**TASK TO COMPLETE**
Copy exactly the lines that run from the top of the listing to the line containing "var mgsZ = [0.15], mgsV", both ends included, and omit the pictures.

======== SUPPLIED MATERIAL ========

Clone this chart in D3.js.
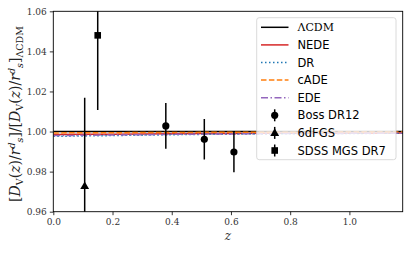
<!DOCTYPE html>
<html>
<head>
<meta charset="utf-8">
<script src="https://cdn.jsdelivr.net/npm/d3@7"></script>
<style>
body { margin: 0; background: #fff; }
text { font-family: "DejaVu Serif", "Liberation Serif", serif; }
</style>
</head>
<body>
<div id="chart-area"></div>
<script>
// model curves, ratio to LCDM
var zGrid = [0, 0.1, 0.2, 0.3, 0.4, 0.5, 0.6, 0.7, 0.8, 0.9, 1.0, 1.1, 1.2];
var lcdm  = [1, 1, 1, 1, 1, 1, 1, 1, 1, 1, 1, 1, 1];
var nede  = [0.9985, 0.9986, 0.9987, 0.9988, 0.9989, 0.999, 0.999, 0.9991, 0.9991, 0.9992, 0.9992, 0.9992, 0.9993];
var dr    = [0.9976, 0.9978, 0.998, 0.9982, 0.9984, 0.9986, 0.9987, 0.9988, 0.9989, 0.999, 0.999, 0.9991, 0.9991];
var cade  = [0.9993, 0.9994, 0.9994, 0.9995, 0.9995, 0.9996, 0.9996, 0.9997, 0.9997, 0.9997, 0.9998, 0.9998, 0.9998];
var ede   = [0.998, 0.9981, 0.9983, 0.9984, 0.9986, 0.9987, 0.9988, 0.9989, 0.999, 0.999, 0.9991, 0.9991, 0.9992];

// BAO data
var bossZ = [0.38, 0.51, 0.61];
var bossV = [1.0028, 0.9961, 0.9898];
var bossE = [0.0114, 0.0101, 0.0101];
var sixdfZ = [0.106], sixdfV = [0.9728], sixdfE = [0.044];
var mgsZ = [0.15], mgsV = [1.048], mgsE = [0.0373];

var xTicks = [0, 0.2, 0.4, 0.6, 0.8, 1.0];
var yTicks = [0.96, 0.98, 1.00, 1.02, 1.04, 1.06];

var W = 414, H = 254;
var svg = d3.select("#chart-area").append("svg")
	.attr("width", W)
	.attr("height", H);

var pL = 53.3, pR = 402.7, pT = 11.3, pB = 211.7;

var x = d3.scaleLinear().domain([0, 1.18]).range([pL, pR]);
var y = d3.scaleLinear().domain([0.96, 1.06]).range([pB, pT]);

var defs = svg.append("defs");
defs.append("clipPath").attr("id", "clip")
	.append("rect")
	.attr("x", pL).attr("y", pT)
	.attr("width", pR - pL).attr("height", pB - pT);

var plot = svg.append("g").attr("clip-path", "url(#clip)");

var models = [
	{name: "ΛCDM", vals: lcdm, color: "#000000", dash: null, w: 1.5},
	{name: "NEDE", vals: nede, color: "#d62728", dash: null, w: 1.5},
	{name: "DR", vals: dr, color: "#1f77b4", dash: "1.5,2.5", w: 1.5},
	{name: "cADE", vals: cade, color: "#ff7f0e", dash: "5.5,2.4", w: 1.5},
	{name: "EDE", vals: ede, color: "#9467bd", dash: "7,2.5,1.5,2.5", w: 1.5}
];

var line = d3.line()
	.x((d) => { return x(d[0]); })
	.y((d) => { return y(d[1]); });

models.forEach((m) => {
	plot.append("path")
		.attr("d", line(zGrid.map((z, i) => { return [z, m.vals[i]]; })))
		.attr("fill", "none")
		.attr("stroke", m.color)
		.attr("stroke-width", m.w)
		.attr("stroke-dasharray", m.dash);
});

function symbol(g, kind, cx, cy) {
	if (kind == "circle") {
		g.append("circle").attr("cx", cx).attr("cy", cy).attr("r", 3.6).attr("fill", "#000");
	} else if (kind == "triangle") {
		g.append("path").attr("d", d3.symbol().type(d3.symbolTriangle).size(34)())
			.attr("transform", "translate(" + cx + "," + (cy + 0.5) + ")").attr("fill", "#000");
	} else {
		g.append("rect").attr("x", cx - 3.3).attr("y", cy - 3.3)
			.attr("width", 6.6).attr("height", 6.6).attr("fill", "#000");
	}
}

var sets = [
	{name: "Boss DR12", z: bossZ, v: bossV, e: bossE, kind: "circle"},
	{name: "6dFGS", z: sixdfZ, v: sixdfV, e: sixdfE, kind: "triangle"},
	{name: "SDSS MGS DR7", z: mgsZ, v: mgsV, e: mgsE, kind: "square"}
];

sets.forEach((s) => {
	s.z.forEach((z, i) => {
		plot.append("line")
			.attr("x1", x(z)).attr("x2", x(z))
			.attr("y1", y(s.v[i] - s.e[i])).attr("y2", y(s.v[i] + s.e[i]))
			.attr("stroke", "#000").attr("stroke-width", 1.5);
		symbol(plot, s.kind, x(z), y(s.v[i]));
	});
});

// axes
var xAxis = d3.axisBottom(x).tickValues(xTicks).tickSize(3.5).tickPadding(3)
	.tickFormat(d3.format(".1f"));
var gx = svg.append("g")
	.attr("transform", "translate(0," + pB + ")")
	.call(xAxis);
var yAxis = d3.axisLeft(y).tickValues(yTicks).tickSize(3.5).tickPadding(3)
	.tickFormat(d3.format(".2f"));
var gy = svg.append("g")
	.attr("transform", "translate(" + pL + ",0)")
	.call(yAxis);
[gx, gy].forEach((g) => {
	g.select(".domain").remove();
	g.selectAll("line").attr("stroke", "#000").attr("stroke-width", 0.8);
	g.selectAll("text").attr("font-size", "9px").attr("fill", "#333")
		.style("font-family", "'DejaVu Serif', serif");
});

svg.append("rect")
	.attr("x", pL).attr("y", pT)
	.attr("width", pR - pL).attr("height", pB - pT)
	.attr("fill", "none").attr("stroke", "#000").attr("stroke-width", 0.9);

// axis labels
svg.append("text")
	.attr("x", (pL + pR) / 2)
	.attr("y", 240)
	.attr("text-anchor", "middle")
	.attr("font-size", "12px")
	.attr("font-style", "italic")
	.attr("fill", "#333")
	.text("z");

var yl = svg.append("text")
	.attr("transform", "translate(20," + 114 + ") rotate(-90)")
	.attr("text-anchor", "middle")
	.attr("fill", "#222")
	.attr("font-size", "14px");
function part(t, opts) {
	var s = yl.append("tspan").text(t);
	if (opts && opts.it) s.attr("font-style", "italic");
	if (opts && opts.dy) s.attr("dy", opts.dy);
	if (opts && opts.fs) s.attr("font-size", opts.fs);
	return s;
}
part("[");
part("D", {it: true});
part("V", {dy: 3, fs: "9.5px"});
part("(", {dy: -3});
part("z", {it: true});
part(")/");
part("r", {it: true});
part("d", {it: true, dy: -5, fs: "9.5px"});
part("s", {it: true, dy: 8, fs: "9.5px"});
part("]/[", {dy: -3});
part("D", {it: true});
part("V", {dy: 3, fs: "9.5px"});
part("(", {dy: -3});
part("z", {it: true});
part(")/");
part("r", {it: true});
part("d", {it: true, dy: -5, fs: "9.5px"});
part("s", {it: true, dy: 8, fs: "9.5px"});
part("]", {dy: -3});
part("ΛCDM", {dy: 3, fs: "9.5px"});

// legend
var lg = svg.append("g");
lg.append("rect")
	.attr("x", 256.7).attr("y", 17.7)
	.attr("width", 139.3).attr("height", 142)
	.attr("rx", 2.5)
	.attr("fill", "#fff").attr("fill-opacity", 0.8)
	.attr("stroke", "#d0d0d0").attr("stroke-width", 0.8);

var rowY = (i) => { return 27.3 + i * 17.6; };
models.forEach((m, i) => {
	lg.append("line")
		.attr("x1", 261).attr("x2", 288.5)
		.attr("y1", rowY(i)).attr("y2", rowY(i))
		.attr("stroke", m.color).attr("stroke-width", m.w)
		.attr("stroke-dasharray", m.dash);
	lg.append("text")
		.attr("x", 297.5).attr("y", rowY(i) + 4)
		.attr("font-size", i == 0 ? "11px" : "11.5px")
		.style("font-family", i == 0 ? "'DejaVu Serif', serif" : "'DejaVu Sans', sans-serif")
		.text(m.name);
});
sets.forEach((s, j) => {
	var i = j + 5, cx = 274.7, cy = rowY(i);
	lg.append("line")
		.attr("x1", cx).attr("x2", cx)
		.attr("y1", cy - 6).attr("y2", cy + 6)
		.attr("stroke", "#000").attr("stroke-width", 1.5);
	symbol(lg, s.kind, cx, cy);
	lg.append("text")
		.attr("x", 297.5).attr("y", cy + 4)
		.attr("font-size", "11.5px")
		.style("font-family", "'DejaVu Sans', sans-serif")
		.text(s.name);
});
</script>
</body>
</html>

========

**FINISHED TASK**
Clone this chart in D3.js.
<!DOCTYPE html>
<html>
<head>
<meta charset="utf-8">
<script src="https://cdn.jsdelivr.net/npm/d3@7"></script>
<style>
body { margin: 0; background: #fff; }
text { font-family: "DejaVu Serif", "Liberation Serif", serif; }
</style>
</head>
<body>
<div id="chart-area"></div>
<script>
// model curves, ratio to LCDM
var zGrid = [0, 0.1, 0.2, 0.3, 0.4, 0.5, 0.6, 0.7, 0.8, 0.9, 1.0, 1.1, 1.2];
var lcdm  = [1, 1, 1, 1, 1, 1, 1, 1, 1, 1, 1, 1, 1];
var nede  = [0.9985, 0.9986, 0.9987, 0.9988, 0.9989, 0.999, 0.999, 0.9991, 0.9991, 0.9992, 0.9992, 0.9992, 0.9993];
var dr    = [0.9976, 0.9978, 0.998, 0.9982, 0.9984, 0.9986, 0.9987, 0.9988, 0.9989, 0.999, 0.999, 0.9991, 0.9991];
var cade  = [0.9993, 0.9994, 0.9994, 0.9995, 0.9995, 0.9996, 0.9996, 0.9997, 0.9997, 0.9997, 0.9998, 0.9998, 0.9998];
var ede   = [0.998, 0.9981, 0.9983, 0.9984, 0.9986, 0.9987, 0.9988, 0.9989, 0.999, 0.999, 0.9991, 0.9991, 0.9992];

// BAO data
var bossZ = [0.38, 0.51, 0.61];
var bossV = [1.0028, 0.9961, 0.9898];
var bossE = [0.0114, 0.0101, 0.0101];
var sixdfZ = [0.106], sixdfV = [0.9728], sixdfE = [0.044];
var mgsZ = [0.15], mgsV = [1.048], mgsE = [0.0373];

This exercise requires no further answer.